> **Problem**:
Below are the records; extract from them the line containing "Clone this chart in matplotlib." to the line containing "plt.rcParams['font.family'] = ['Liberation", both lines included, exactly and with no pictures.

== == ==

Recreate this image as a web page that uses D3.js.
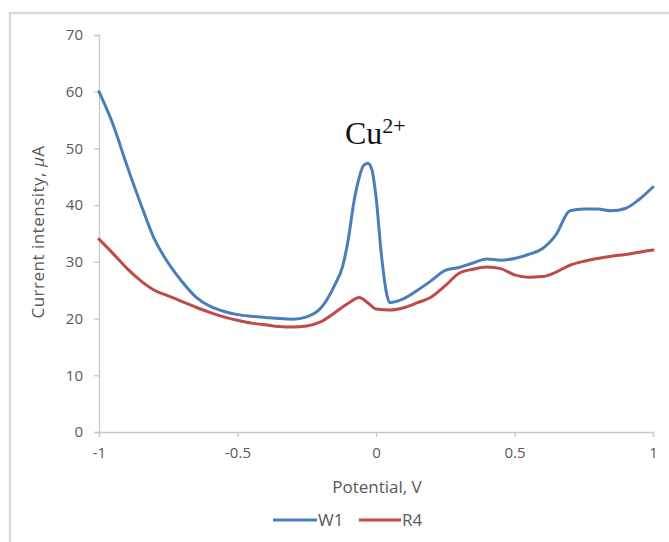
<!DOCTYPE html>
<html><head><meta charset="utf-8">
<script src="https://cdn.jsdelivr.net/npm/d3@7"></script>
<style>body{margin:0;background:#fff}svg{display:block}</style>
</head><body><div id="chart"></div>
<script>
const potential = [-1.00,-0.95,-0.90,-0.85,-0.80,-0.75,-0.70,-0.65,-0.60,-0.55,-0.50,-0.45,-0.40,-0.35,-0.30,-0.25,-0.20,-0.15,-0.12,-0.10,-0.08,-0.06,-0.045,-0.03,-0.015,0.00,0.02,0.04,0.05,0.10,0.15,0.20,0.25,0.30,0.35,0.40,0.45,0.50,0.55,0.60,0.65,0.70,0.75,0.80,0.85,0.90,0.95,1.00];
const w1 = [60.0,54.3,47.1,40.3,34.0,29.8,26.5,23.8,22.2,21.3,20.7,20.4,20.2,20.0,19.9,20.3,21.8,25.8,29.3,34.0,40.5,45.0,47.0,47.4,46.3,41.5,31.0,24.0,22.8,23.5,25.0,26.7,28.5,29.0,29.8,30.5,30.3,30.6,31.3,32.3,34.8,39.0,39.3,39.3,39.0,39.4,41.0,43.2];
const potentialR = [-1.00,-0.95,-0.90,-0.85,-0.80,-0.75,-0.70,-0.65,-0.60,-0.55,-0.50,-0.45,-0.40,-0.35,-0.30,-0.25,-0.20,-0.15,-0.10,-0.06,-0.03,0.00,0.05,0.10,0.15,0.20,0.25,0.30,0.35,0.40,0.45,0.50,0.55,0.60,0.65,0.70,0.75,0.80,0.85,0.90,0.95,1.00];
const r4 = [34.0,31.5,28.9,26.7,25.0,24.0,23.0,22.0,21.1,20.3,19.7,19.2,18.9,18.6,18.5,18.7,19.4,21.0,22.7,23.7,22.8,21.7,21.5,21.9,22.8,23.8,25.8,28.0,28.7,29.1,28.8,27.7,27.3,27.4,28.2,29.4,30.1,30.6,31.0,31.3,31.7,32.1];
const xTicks = [-1,-0.5,0,0.5,1];
const xTickLabels = ["-1","-0.5","0","0.5","1"];
const yTicks = [0,10,20,30,40,50,60,70];
const seriesNames = ["W1","R4"];
const seriesColors = ["#4a7ebb","#be4b48"];

const W = 669, H = 542;
const svg = d3.select("#chart").append("svg").attr("width", W).attr("height", H);

// outer frame
svg.append("path").attr("d", "M10,542V13H669").attr("fill","none").attr("stroke","#dadada").attr("stroke-width",2.5);

const x = d3.scaleLinear().domain([-1,1]).range([99,653]);
const y = d3.scaleLinear().domain([0,70]).range([432,35]);

const font = "'Open Sans', sans-serif";
const axisColor = "#c8c8c8";
const textColor = "#595959";

const yAxis = svg.append("g").attr("transform","translate(99,0)")
  .call(d3.axisLeft(y).tickValues(yTicks).tickSize(5).tickPadding(11).tickFormat(d3.format("d")));
const xAxis = svg.append("g").attr("transform","translate(0,432)")
  .call(d3.axisBottom(x).tickValues(xTicks).tickSize(5).tickPadding(10).tickFormat((d,i)=>xTickLabels[i]));
[yAxis,xAxis].forEach(a=>{
  a.select(".domain").attr("stroke",axisColor).attr("stroke-width",1.3);
  a.selectAll(".tick line").attr("stroke",axisColor).attr("stroke-width",1.3);
  a.selectAll(".tick text").attr("fill",textColor).style("font-family",font).style("font-size","15px");
});

const line = d3.line().x(d=>x(d[0])).y(d=>y(d[1])).curve(d3.curveMonotoneX);
const sets = [potential.map((p,i)=>[p,w1[i]]), potentialR.map((p,i)=>[p,r4[i]])];
[1,0].forEach(k=>{
  svg.append("path").datum(sets[k]).attr("d",line).attr("fill","none")
    .attr("stroke",seriesColors[k]).attr("stroke-width",3).attr("stroke-linejoin","round").attr("stroke-linecap","round");
});

// annotation
const ann = svg.append("text").attr("x",345).attr("y",144).attr("fill","#111")
  .style("font-family","'Liberation Serif', 'Times New Roman', serif").style("font-size","32px");
ann.append("tspan").text("Cu");
ann.append("tspan").attr("dy",-11).style("font-size","22px").text("2+");

// axis titles
svg.append("text").attr("x",377).attr("y",493).attr("text-anchor","middle").attr("fill",textColor)
  .style("font-family",font).style("font-size","17px").text("Potential, V");
const yt = svg.append("text").attr("transform","translate(44,232) rotate(-90)").attr("text-anchor","middle").attr("fill",textColor)
  .style("font-family",font).style("font-size","17px").style("letter-spacing","0.5px");
yt.append("tspan").text("Current intensity, ");
yt.append("tspan").style("font-style","italic").text("μ");
yt.append("tspan").text("A");

// legend
const leg = [{x1:273,x2:317,tx:318},{x1:359,x2:401,tx:402}];
leg.forEach((l,i)=>{
  svg.append("line").attr("x1",l.x1).attr("x2",l.x2).attr("y1",520).attr("y2",520)
    .attr("stroke",seriesColors[i]).attr("stroke-width",3);
  svg.append("text").attr("x",l.tx).attr("y",526).attr("fill",textColor)
    .style("font-family",font).style("font-size","17px").text(seriesNames[i]);
});
</script></body></html>
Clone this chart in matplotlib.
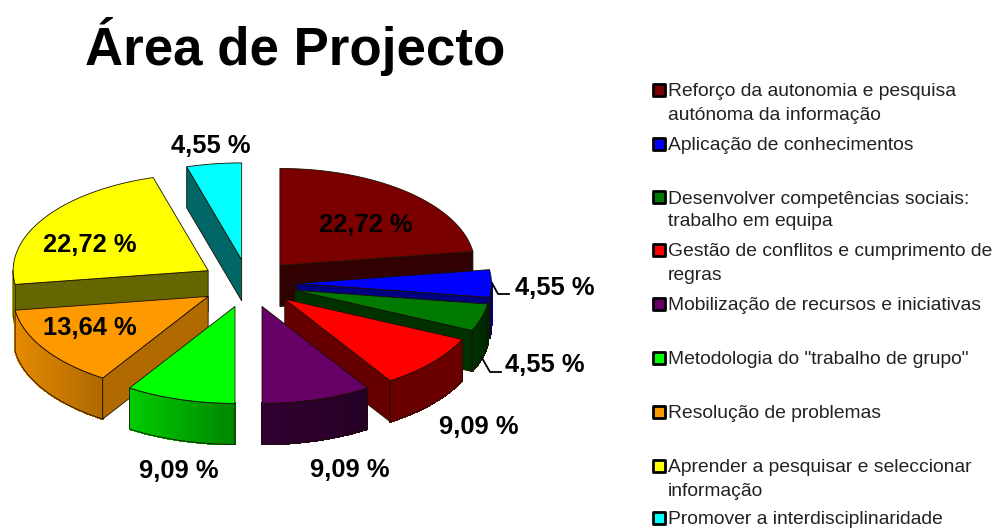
import numpy as np
import matplotlib
matplotlib.use("Agg")
import matplotlib.pyplot as plt
from matplotlib.colors import to_rgb

plt.rcParams['font.family'] = ['Liberation Sans', 'DejaVu Sans']

title = "Área de Projecto"
values = [22.72, 4.55, 4.55, 9.09, 9.09, 9.09, 13.64, 22.72, 4.55]
value_labels = ["22,72 %", "4,55 %", "4,55 %", "9,09 %", "9,09 %", "9,09 %", "13,64 %", "22,72 %", "4,55 %"]
categories = [
    "Reforço da autonomia e pesquisa\nautónoma da informação",
    "Aplicação de conhecimentos",
    "Desenvolver competências sociais:\ntrabalho em equipa",
    "Gestão de conflitos e cumprimento de\nregras",
    "Mobilização de recursos e iniciativas",
    'Metodologia do "trabalho de grupo"',
    "Resolução de problemas",
    "Aprender a pesquisar e seleccionar\ninformação",
    "Promover a interdisciplinaridade",
]
colors = ["#7A0000", "#0000FF", "#007A00", "#FF0000", "#660066", "#00FF00", "#FF9900", "#FFFF00", "#00FFFF"]
wall_shade = [0.40, 0.5, 0.40, 0.40, 0.40, 0.55, 0.69, 0.40, 0.40]
rim_left = [0.4, 0.5, 0.4, 0.42, 0.48, 0.80, 0.90, 0.85, 0.40]
rim_right = [0.4, 0.5, 0.3, 0.42, 0.36, 0.52, 0.68, 0.85, 0.40]

# layout of the pie in pixel coordinates
CX, CY, RX, RY, DEPTH, EXPLODE = 248.5, 283.5, 195.0, 97.0, 41.0, 0.246
draw_order = [0, 8, 7, 6, 1, 2, 3, 4, 5]
label_pos = [(366, 225), (555, 288), (545, 365), (479, 427), (350, 470), (179, 471), (90, 328), (90, 245), (211, 146)]
legend_y = [92, 146, 199, 252, 306, 360, 414, 468, 520]
LINE_H = 23.0
EDGE = "#1a1000"

fig = plt.figure(figsize=(10, 5.28), dpi=100)
ax = fig.add_axes([0, 0, 1, 1])
ax.set_xlim(0, 1000)
ax.set_ylim(528, 0)
ax.axis("off")


def pt(ax0, ay0, deg):
    r = np.radians(deg)
    return ax0 + RX * np.sin(r), ay0 - RY * np.cos(r)


def shade(c, f):
    return tuple(v * f for v in to_rgb(c))


bounds = np.cumsum([0] + values) / sum(values) * 360.0
for i in draw_order:
    a, b = bounds[i], bounds[i + 1]
    mid = np.radians((a + b) / 2)
    x0 = CX + EXPLODE * RX * np.sin(mid)
    y0 = CY - EXPLODE * RY * np.cos(mid)
    # outer rim: only the part turned towards the viewer
    lo, hi = max(a, 90), min(b, 270)
    if hi > lo:
        th = np.linspace(lo, hi, 60)
        xs, ys = pt(x0, y0, th)
        xmin, xmax = xs.min(), xs.max()
        for k in range(len(th) - 1):
            t = ((xs[k] + xs[k + 1]) / 2 - xmin) / max(xmax - xmin, 1)
            f = rim_left[i] + (rim_right[i] - rim_left[i]) * t
            col = shade(colors[i], f)
            ax.fill([xs[k], xs[k + 1], xs[k + 1], xs[k]],
                    [ys[k], ys[k + 1], ys[k + 1] + DEPTH, ys[k] + DEPTH],
                    facecolor=col, edgecolor=col, lw=0.8, antialiased=False, zorder=1)
        ax.plot(np.r_[xs, xs[::-1], xs[0]], np.r_[ys, ys[::-1] + DEPTH, ys[0]],
                color=EDGE, lw=0.6, zorder=1)
    # radial walls facing the viewer
    for deg, show in ((b, 0 < b < 180), (a, 180 < a < 360)):
        if show:
            xe, ye = pt(x0, y0, deg)
            ax.fill([x0, xe, xe, x0], [y0, ye, ye + DEPTH, y0 + DEPTH],
                    facecolor=shade(colors[i], wall_shade[i]), edgecolor=EDGE, lw=0.6, zorder=1)
    # top face
    th = np.linspace(a, b, 80)
    xs, ys = pt(x0, y0, th)
    ax.fill(np.r_[x0, xs], np.r_[y0, ys], facecolor=colors[i], edgecolor=EDGE, lw=0.6, zorder=1)

# leader lines
ax.plot([492, 498, 509], [283, 294, 294], color="black", lw=1.3, zorder=2)
ax.plot([482, 490, 501], [358, 372, 372], color="black", lw=1.3, zorder=2)

for lab, (x, y) in zip(value_labels, label_pos):
    ax.text(x, y, lab, fontsize=18.4, fontweight="bold", color="black",
            ha="center", va="center", zorder=3)

ax.text(85, 65, title, fontsize=38.1, fontweight="bold", color="black", ha="left", va="baseline")

for name, col, y in zip(categories, colors, legend_y):
    ax.scatter([659], [y - 2], marker="s", s=68, facecolor=col, edgecolor="black", linewidth=2.0, zorder=3)
    for j, line in enumerate(name.split("\n")):
        ax.text(668, y + j * LINE_H, line, fontsize=13.9, color="#222222", ha="left", va="center")

fig.savefig("out.png", dpi=100)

== == ==

> **Response**:
Clone this chart in matplotlib.
import numpy as np
import matplotlib
matplotlib.use("Agg")
import matplotlib.pyplot as plt
from matplotlib.colors import to_rgb

plt.rcParams['font.family'] = ['Liberation Sans', 'DejaVu Sans']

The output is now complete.